The celebration of the plant’s 25th year climaxes this week with an all-employee appreciation day on August 21, including a catered meal and a commemorative gift; on Friday, August 22, a special event including tours of the production line and lunch for Kawasaki officials, community leaders, vendors and customers and then a community open house event from 9 to 11 am, Saturday, August 23, that will feature videos of production lines.

Melvin was among those first employees, which by the end of 1989 numbered 150. Currently 43 employees have the distinction of being the charter group. There are over 1,100 full-time and contract laborers today which fill the orders for small engines by working three shifts. Melvin started as a assembly line supervisor; there were two assembly lines and now there are 10.
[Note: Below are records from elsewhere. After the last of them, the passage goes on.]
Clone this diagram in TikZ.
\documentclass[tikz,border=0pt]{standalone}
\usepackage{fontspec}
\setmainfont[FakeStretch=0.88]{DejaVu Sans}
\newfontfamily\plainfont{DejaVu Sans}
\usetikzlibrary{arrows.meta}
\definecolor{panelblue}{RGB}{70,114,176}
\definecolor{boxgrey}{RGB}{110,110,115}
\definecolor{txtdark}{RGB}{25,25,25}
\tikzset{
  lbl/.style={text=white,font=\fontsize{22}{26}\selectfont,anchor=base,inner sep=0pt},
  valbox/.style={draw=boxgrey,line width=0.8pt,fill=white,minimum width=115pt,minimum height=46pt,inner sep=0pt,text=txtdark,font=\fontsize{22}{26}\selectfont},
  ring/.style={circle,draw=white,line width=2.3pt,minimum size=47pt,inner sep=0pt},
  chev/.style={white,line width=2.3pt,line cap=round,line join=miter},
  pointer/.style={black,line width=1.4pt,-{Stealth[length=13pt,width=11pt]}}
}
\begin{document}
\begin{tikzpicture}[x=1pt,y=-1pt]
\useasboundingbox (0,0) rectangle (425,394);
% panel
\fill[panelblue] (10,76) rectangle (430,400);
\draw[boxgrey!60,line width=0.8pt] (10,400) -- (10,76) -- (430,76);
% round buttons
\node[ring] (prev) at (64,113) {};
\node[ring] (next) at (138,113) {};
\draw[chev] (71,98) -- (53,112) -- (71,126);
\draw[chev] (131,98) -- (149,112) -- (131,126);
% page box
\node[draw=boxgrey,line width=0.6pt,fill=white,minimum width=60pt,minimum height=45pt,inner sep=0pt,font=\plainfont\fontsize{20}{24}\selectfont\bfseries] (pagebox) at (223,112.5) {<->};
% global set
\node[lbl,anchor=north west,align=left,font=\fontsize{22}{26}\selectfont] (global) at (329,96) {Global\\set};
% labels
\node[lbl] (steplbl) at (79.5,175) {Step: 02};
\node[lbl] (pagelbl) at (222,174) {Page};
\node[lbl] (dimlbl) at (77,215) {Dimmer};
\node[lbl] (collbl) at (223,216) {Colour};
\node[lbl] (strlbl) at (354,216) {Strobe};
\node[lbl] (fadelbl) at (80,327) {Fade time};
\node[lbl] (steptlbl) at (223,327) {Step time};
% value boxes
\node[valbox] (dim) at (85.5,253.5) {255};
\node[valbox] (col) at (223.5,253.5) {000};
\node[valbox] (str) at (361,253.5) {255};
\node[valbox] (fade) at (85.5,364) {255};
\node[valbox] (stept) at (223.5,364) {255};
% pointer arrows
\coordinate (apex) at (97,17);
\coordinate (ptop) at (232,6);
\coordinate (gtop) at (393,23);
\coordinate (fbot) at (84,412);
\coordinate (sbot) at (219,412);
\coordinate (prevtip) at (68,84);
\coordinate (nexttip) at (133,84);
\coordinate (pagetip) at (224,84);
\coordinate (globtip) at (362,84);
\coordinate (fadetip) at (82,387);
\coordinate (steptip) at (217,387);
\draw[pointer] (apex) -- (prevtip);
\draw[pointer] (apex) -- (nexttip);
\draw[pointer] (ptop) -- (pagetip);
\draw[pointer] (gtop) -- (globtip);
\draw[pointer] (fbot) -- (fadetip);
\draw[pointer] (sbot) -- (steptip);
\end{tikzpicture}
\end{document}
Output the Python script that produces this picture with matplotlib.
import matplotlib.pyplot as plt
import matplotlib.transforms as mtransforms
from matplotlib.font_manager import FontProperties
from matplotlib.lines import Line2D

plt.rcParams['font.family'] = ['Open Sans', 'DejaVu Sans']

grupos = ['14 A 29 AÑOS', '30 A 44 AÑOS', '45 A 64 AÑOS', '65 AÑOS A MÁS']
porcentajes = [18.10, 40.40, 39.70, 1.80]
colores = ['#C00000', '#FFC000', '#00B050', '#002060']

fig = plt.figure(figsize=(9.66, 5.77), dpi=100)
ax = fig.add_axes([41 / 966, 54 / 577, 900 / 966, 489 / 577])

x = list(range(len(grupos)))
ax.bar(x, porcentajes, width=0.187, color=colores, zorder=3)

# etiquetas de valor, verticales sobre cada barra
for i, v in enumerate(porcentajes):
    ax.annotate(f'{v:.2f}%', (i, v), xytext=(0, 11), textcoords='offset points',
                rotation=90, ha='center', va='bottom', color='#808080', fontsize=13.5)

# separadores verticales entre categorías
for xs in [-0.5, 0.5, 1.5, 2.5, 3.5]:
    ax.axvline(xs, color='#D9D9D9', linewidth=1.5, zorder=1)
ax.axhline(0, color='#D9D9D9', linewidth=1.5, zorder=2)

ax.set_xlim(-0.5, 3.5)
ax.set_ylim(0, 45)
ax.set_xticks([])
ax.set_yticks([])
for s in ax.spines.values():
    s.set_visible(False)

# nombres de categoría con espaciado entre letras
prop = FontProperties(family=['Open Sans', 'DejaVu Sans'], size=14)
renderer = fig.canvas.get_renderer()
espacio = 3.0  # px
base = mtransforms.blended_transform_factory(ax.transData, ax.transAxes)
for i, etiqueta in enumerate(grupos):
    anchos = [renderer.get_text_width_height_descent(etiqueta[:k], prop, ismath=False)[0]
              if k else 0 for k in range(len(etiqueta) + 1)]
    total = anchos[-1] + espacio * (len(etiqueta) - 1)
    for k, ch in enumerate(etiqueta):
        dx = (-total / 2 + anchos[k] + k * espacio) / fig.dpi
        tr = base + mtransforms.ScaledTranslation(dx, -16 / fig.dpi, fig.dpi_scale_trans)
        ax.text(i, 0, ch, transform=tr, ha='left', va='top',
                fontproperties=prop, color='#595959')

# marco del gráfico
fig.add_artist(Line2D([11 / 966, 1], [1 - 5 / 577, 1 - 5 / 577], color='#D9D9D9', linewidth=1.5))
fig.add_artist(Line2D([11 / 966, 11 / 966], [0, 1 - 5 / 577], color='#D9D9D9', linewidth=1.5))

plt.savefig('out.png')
Through the 25 years of growing pains, Melvin notes the high point of his work career at Kawasaki would be the the management team’s dedication to the workforce.
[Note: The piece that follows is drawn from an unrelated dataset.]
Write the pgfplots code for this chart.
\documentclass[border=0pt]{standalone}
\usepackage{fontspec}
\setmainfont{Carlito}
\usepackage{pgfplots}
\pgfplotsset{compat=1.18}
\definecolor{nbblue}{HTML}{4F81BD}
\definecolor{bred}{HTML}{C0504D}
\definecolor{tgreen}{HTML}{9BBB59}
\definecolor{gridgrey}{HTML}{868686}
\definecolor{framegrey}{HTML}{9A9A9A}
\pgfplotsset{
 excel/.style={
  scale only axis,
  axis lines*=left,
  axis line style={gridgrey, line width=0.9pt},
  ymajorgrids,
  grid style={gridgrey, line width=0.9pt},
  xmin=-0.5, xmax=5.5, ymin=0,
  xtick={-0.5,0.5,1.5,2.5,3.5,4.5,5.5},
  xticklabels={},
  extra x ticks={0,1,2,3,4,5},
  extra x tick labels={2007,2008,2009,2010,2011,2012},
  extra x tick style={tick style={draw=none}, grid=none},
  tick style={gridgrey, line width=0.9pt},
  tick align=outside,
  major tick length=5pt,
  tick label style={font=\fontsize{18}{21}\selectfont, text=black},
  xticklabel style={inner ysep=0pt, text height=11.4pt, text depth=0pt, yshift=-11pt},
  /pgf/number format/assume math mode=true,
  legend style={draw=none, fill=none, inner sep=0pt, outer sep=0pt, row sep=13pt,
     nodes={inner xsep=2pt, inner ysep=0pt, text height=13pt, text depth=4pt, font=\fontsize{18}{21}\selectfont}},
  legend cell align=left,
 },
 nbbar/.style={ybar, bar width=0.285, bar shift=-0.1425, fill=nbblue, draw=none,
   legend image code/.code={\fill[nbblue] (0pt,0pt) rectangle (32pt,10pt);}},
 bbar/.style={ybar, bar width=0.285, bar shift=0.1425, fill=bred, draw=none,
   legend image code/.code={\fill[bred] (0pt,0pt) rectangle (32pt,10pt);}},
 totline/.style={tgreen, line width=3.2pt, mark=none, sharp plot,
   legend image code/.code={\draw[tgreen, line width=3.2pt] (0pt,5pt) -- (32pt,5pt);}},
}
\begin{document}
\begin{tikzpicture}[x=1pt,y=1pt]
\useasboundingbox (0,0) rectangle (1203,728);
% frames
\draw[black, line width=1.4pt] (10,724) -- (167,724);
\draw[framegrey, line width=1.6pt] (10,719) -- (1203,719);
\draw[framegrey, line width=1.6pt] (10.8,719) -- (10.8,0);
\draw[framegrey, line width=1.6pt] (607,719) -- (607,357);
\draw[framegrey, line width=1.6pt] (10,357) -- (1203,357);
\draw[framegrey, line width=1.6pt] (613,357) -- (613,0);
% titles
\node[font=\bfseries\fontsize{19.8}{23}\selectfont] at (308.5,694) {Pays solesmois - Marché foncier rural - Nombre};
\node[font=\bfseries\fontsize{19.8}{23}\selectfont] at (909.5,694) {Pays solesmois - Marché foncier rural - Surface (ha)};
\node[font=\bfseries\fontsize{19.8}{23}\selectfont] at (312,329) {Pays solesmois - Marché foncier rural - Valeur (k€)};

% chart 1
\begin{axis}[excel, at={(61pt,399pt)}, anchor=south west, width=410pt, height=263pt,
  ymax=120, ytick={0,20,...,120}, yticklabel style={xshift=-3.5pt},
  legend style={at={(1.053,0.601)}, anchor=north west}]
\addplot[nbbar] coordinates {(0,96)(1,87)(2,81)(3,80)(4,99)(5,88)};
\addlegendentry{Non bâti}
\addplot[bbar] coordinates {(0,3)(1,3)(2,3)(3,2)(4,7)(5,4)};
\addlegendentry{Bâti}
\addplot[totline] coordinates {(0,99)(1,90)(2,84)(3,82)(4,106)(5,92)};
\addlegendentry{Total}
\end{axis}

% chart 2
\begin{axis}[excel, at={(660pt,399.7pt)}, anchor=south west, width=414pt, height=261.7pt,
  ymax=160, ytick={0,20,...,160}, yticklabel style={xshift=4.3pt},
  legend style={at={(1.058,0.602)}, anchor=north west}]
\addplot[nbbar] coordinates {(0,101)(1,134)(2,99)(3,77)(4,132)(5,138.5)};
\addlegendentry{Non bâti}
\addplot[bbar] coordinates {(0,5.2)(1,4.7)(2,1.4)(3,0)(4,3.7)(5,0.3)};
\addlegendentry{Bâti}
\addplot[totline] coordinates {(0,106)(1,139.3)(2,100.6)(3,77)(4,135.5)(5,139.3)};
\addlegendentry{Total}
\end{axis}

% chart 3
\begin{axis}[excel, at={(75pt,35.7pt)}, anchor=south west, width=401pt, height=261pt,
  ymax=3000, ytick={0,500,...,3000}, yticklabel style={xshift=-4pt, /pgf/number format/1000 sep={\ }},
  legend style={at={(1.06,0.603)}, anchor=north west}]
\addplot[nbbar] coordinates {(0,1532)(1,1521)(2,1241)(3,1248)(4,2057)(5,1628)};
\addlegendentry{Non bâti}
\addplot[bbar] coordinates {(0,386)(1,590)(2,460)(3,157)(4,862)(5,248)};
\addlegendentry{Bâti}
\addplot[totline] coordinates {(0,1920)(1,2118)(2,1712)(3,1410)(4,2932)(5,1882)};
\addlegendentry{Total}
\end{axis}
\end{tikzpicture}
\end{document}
“Every time there has been a downturn in our economy” said Melvin. “The management team is shifting gears and keeping us here.”

Melvin said that it was obvious the company had a long-term vision.
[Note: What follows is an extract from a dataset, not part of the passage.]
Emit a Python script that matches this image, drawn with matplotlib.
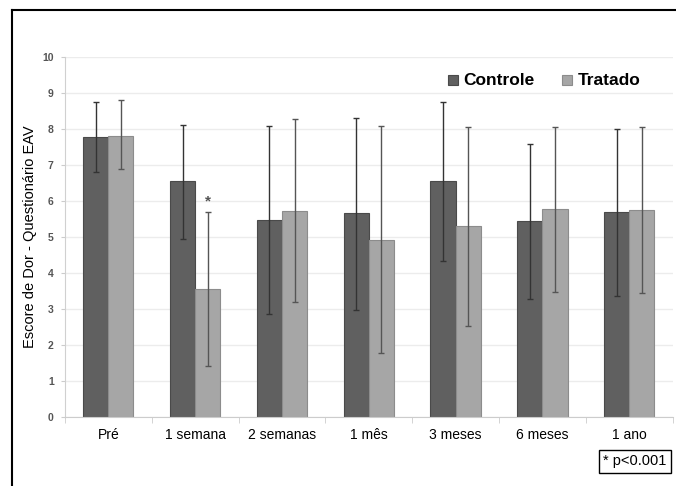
import numpy as np
import matplotlib.pyplot as plt
from matplotlib.lines import Line2D

categorias = ["Pré", "1 semana", "2 semanas", "1 mês", "3 meses", "6 meses", "1 ano"]

controle = [7.78, 6.54, 5.47, 5.66, 6.54, 5.44, 5.69]
controle_baixo = [6.80, 4.94, 2.85, 2.97, 4.33, 3.28, 3.37]
controle_alto = [8.76, 8.11, 8.08, 8.31, 8.76, 7.58, 8.00]

tratado = [7.81, 3.55, 5.73, 4.92, 5.29, 5.77, 5.74]
tratado_baixo = [6.88, 1.42, 3.19, 1.79, 2.54, 3.46, 3.45]
tratado_alto = [8.79, 5.68, 8.28, 8.07, 8.05, 8.06, 8.04]

plt.rcParams['font.family'] = ['Liberation Sans', 'DejaVu Sans']

fig = plt.figure(figsize=(6.76, 4.86), dpi=100)
ax = fig.add_axes([0.096, 0.142, 0.899, 0.741])

x = np.arange(len(categorias))
w = 0.29
c1 = np.array(controle)
t1 = np.array(tratado)
err_c = [c1 - np.array(controle_baixo), np.array(controle_alto) - c1]
err_t = [t1 - np.array(tratado_baixo), np.array(tratado_alto) - t1]

ax.bar(x - w/2, controle, w, color="#606060", edgecolor="#4a4a4a", linewidth=0.8,
       label="Controle", zorder=2)
ax.bar(x + w/2, tratado, w, color="#a6a6a6", edgecolor="#8c8c8c", linewidth=0.8,
       label="Tratado", zorder=2)
ax.errorbar(x - w/2, controle, yerr=err_c, fmt="none", ecolor="#333333",
            elinewidth=1.0, capsize=2, capthick=1.0, zorder=3)
ax.errorbar(x + w/2, tratado, yerr=err_t, fmt="none", ecolor="#555555",
            elinewidth=1.0, capsize=2, capthick=1.0, zorder=3)

# asterisco de significancia
ax.text(x[1] + w/2, tratado_alto[1] + 0.3, "*", ha="center", va="center",
        fontsize=11, color="#555555", fontweight="bold")

ax.set_ylim(0, 10)
ax.set_xlim(-0.5, len(categorias) - 0.5)
ax.set_yticks(range(0, 11))
ax.set_yticklabels([str(i) for i in range(0, 11)], fontsize=7.5,
                   fontweight="bold", color="#555555")
ax.set_xticks(x)
ax.set_xticklabels(categorias, fontsize=10)
ax.set_xticks(np.arange(-0.5, len(categorias)), minor=True)
ax.tick_params(axis="x", which="major", length=0, pad=8)
ax.tick_params(axis="x", which="minor", length=4, color="#cccccc")
ax.tick_params(axis="y", length=3, color="#cccccc", pad=5)
ax.grid(axis="y", color="#ececec", linewidth=1.0, zorder=0)
for s in ["top", "right"]:
    ax.spines[s].set_visible(False)
ax.spines["left"].set_color("#d0d0d0")
ax.spines["bottom"].set_color("#cccccc")

ax.set_ylabel("Escore de Dor - Questionário EAV", fontsize=10.5, labelpad=4)

leg = ax.legend(loc="upper right", bbox_to_anchor=(0.962, 0.978), ncol=2, frameon=False,
                prop={"size": 12.5, "weight": "bold"}, handlelength=0.6,
                handleheight=0.6, handletextpad=0.3, columnspacing=1.6, borderpad=0)
for h in leg.legend_handles:
    h.set_height(7)
    h.set_width(7)

fig.text(0.939, 0.051, "* p<0.001", ha="center", va="center", fontsize=10.5,
         bbox=dict(boxstyle="square,pad=0.3", facecolor="white", edgecolor="black",
                   linewidth=1.0))

# moldura da figura
fig.add_artist(Line2D([0.018, 0.018], [0, 0.979], color="black", linewidth=1.5,
                      transform=fig.transFigure))
fig.add_artist(Line2D([0.018, 1.0], [0.979, 0.979], color="black", linewidth=1.5,
                      transform=fig.transFigure))

plt.savefig("out.png", dpi=100)
plt.close()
“Kawasaki is here for the long run,” he remembered of the leadership. “It was like they were saying, ‘What can we do, we don’t want to lose theses people. We don’t want to lay offs.’ So they brought work down from Lincoln.”

The establishing of the Foreign Trade Zone at the Maryville plant in November 1989, allowed for expansions of their facility over 10 times through the years. Today’s incoming shipments of materials equal four to five containers from Japan and Thailand per week, plus five to six trucks per day. During the peak season, which is usually October through March, there could be outbound 30 trucks per day.

The Maryville plant has assembled small engines for ATVs, machined parts for jet skis and robots through the years. Earlier this summer the Maryville workforce produced the eighth-millionth small engine unit. An engine that is used for lawn, garden, turf and commercial use. The first million engines were made in six years, but the last million were made between January 2012 and March 2014. The engine produced in Maryville is also used for floor buffers and in Japan for rice pickers.

Melvin noted another one of the positive moves that the Kawasaki leadership made was in June 1995, with the addition of a research and development department to the Maryville plant. Prior to that, all the R&D was done in Japan. By having the R&D so close to the customer base and production line allowed quicker innovation. Today’s market demands are met by reducing the time lag of R&D to communicate with production. Since that move, Maryville’s R&D has designed and engineered six different engines that were in turn manufactured in Maryville.

“Now our R&D mows test grounds at Mozingo, both airports and the area between the plant and the highway,” said Melvin.

Melvin summed up his personal feeling about the 25-year milestone that the facility reaches this week.
“This has been a great source of personal pride for me; seeing this big ‘ol empty building that has grown and expanded,“ said Melvin.